Home » Djibouti » Mouna-Hodan Ahmed » Les Enfants du khat [The Children of Khat]

Mouna-Hodan Ahmed: Les Enfants du khat [The Children of Khat])

This is not only a rare occurrence – a Djiboutian novel – but an even rarer occurrence as it is a Djiboutian novel by woman.

As the title tells us it is about khat. The Wikipedia article linked tells us that khat is a stimulant which causes greater sociability, excitement, loss of appetite, and mild euphoria. Among communities from the areas where the plant is native, khat-chewing has historical relevance (as a social custom, especially among men) dating back thousands of years and its production, sale, and consumption are all fully legal—or not mentioned in a legal context at all—in the nations where its use is culturally significant, including Djibouti. Later in the book our narrator will give us a potted history of how khat came to Djibouti and the incredible harm it has done to the country.
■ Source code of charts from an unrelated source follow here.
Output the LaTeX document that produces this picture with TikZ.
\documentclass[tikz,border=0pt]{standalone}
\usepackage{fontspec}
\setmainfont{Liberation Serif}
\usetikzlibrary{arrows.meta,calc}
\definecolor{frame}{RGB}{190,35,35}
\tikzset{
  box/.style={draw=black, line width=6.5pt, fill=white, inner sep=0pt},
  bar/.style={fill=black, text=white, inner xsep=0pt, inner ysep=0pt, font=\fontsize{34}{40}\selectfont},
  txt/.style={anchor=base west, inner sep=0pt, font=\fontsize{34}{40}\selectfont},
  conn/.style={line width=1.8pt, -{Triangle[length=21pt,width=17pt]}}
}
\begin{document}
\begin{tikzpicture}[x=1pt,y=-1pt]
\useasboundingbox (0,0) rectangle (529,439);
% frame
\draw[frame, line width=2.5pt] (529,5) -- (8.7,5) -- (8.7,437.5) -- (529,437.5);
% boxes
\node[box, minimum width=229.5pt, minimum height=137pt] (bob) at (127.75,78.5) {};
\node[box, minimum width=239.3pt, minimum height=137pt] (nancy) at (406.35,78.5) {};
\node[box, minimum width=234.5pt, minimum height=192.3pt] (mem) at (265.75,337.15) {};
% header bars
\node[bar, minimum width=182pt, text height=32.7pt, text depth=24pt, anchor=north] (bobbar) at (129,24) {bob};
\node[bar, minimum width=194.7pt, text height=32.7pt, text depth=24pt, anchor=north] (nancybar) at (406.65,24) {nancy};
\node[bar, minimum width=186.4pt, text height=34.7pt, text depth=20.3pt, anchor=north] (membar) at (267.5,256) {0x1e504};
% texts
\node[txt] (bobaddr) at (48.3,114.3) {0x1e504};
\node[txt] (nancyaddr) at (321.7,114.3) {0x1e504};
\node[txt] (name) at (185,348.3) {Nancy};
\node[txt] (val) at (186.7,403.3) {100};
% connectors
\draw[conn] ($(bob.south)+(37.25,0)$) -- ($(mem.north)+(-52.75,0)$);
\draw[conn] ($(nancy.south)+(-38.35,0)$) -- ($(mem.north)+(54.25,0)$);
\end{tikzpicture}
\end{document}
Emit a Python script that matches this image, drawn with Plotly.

Our narrator/heroine is Asli, a twenty-year old Djiboutian woman but there is no doubt that khat is a key character. We first meet Asli when she is involved in a religious discussion with other young women over the key issue as to whether socks should be worn when the hijab is worn. The issue is more complicated than you might think.

She returns home and, as usual, there are no lights on at home as the family cannot afford electricity. There are nine in the family (at home). The two eldest boys have been sent to Canada and this has cost the family a significant amount of money they can ill afford. Only one child is doing well at school and he is with an aunt. Often the only food they can afford is bread which has a price cap on it to the annoyance of the bakers. The mother sells khat and she is often out till late at night, with Asli having to look after her unruly siblings, as that is invariably the role of the oldest daughter. Her mother expects nothing good from her but Asli sees her mother as a seller of khat that has brought so many problems to the family even if it does feed them.

Khat use is a mainly confined to men in Djibouti and Asli’s father is a serious user. He and his neighbours Abdo and Walieh, use khat, drink coffee and play kin, a dice game. They get up late and frequently abuse their respective wives, often, beating them (and their children). Halwo, the wife of Walieh gets protection from her brothers but the other two wives are less fortunate. They not only are beaten, they are expected to work long hours, both to bring in the money and run the household. They are also expected to produce sons on a regular basis. Wilo, the wife of Abdo had left her husband many times but always returns, as a divorced woman is likely to be ostracised.

Asli’s father has worked – he was a stonemason – but has not not looked for work for a while. Not surprisngly, Asli, seeing all this, is not keen on getting married but knows that she will have no choice – a marriage will be arranged for her. As the narrator comments, a marriage is arranged but it arranges nothing.

Asli is trying to improve herself, having failed at school, by learning the Koran. Her mother is not impressed. However, not only does she feel that she is making herself a better person, she enjoys the camaraderie she finds there, away from her demanding/complaining/irresponsible family. Being a better person mean she keeps away from more frivolous activities (which many of her peers indulge in). For example she is taken by a friend to a nightclub.She hates it, refusing to dance. A local man tries to tell her how much he loves her but she rejects him, not least because he is a khat user.

The poverty and khat use may be major problems but there are others. Every summer there are sandstorms which cover everything with dust. The rich have fans and cool houses. The poor suffer. The municipal rubbish collection is very poor and the the streets are full of rubbish. And, of course, there are a lot of beggars who will not take no for an answer.

She does find solace and that is in her religion. She is very comfortable with the company of the other young women and the teacher and studying Islam, learning the Koran and helping others as Islam prescribes, gives her life meaning and structure. She resumes her academic studies. She helps her previous friend Zeinab abd trues to comport her and her family as Zeinab is dying. She tries to prevent her younger sisters from undergoing female genital mutilation. She helps her younger sister who gets pregnant and has a miscarriage. Indeed, she shows herself to be such a good person that even her father finally praises her.

Men and khat come out very badly. It is safe to say that every male in this book is flawed, often seriously flawed, and she does not conceal the fact that men are on the whole violent, lazy, debauched addicts. But, unlike in a book about a young woman growing up that we might find in other cultures, where the woman breaks free from male constraints and finds her own way, often a rebellious way, Asli find hers way in her religion and the comfort and comradeship of other, like-minded women, and in doing good deeds and of thinking good thoughts, in order to make the world a better place.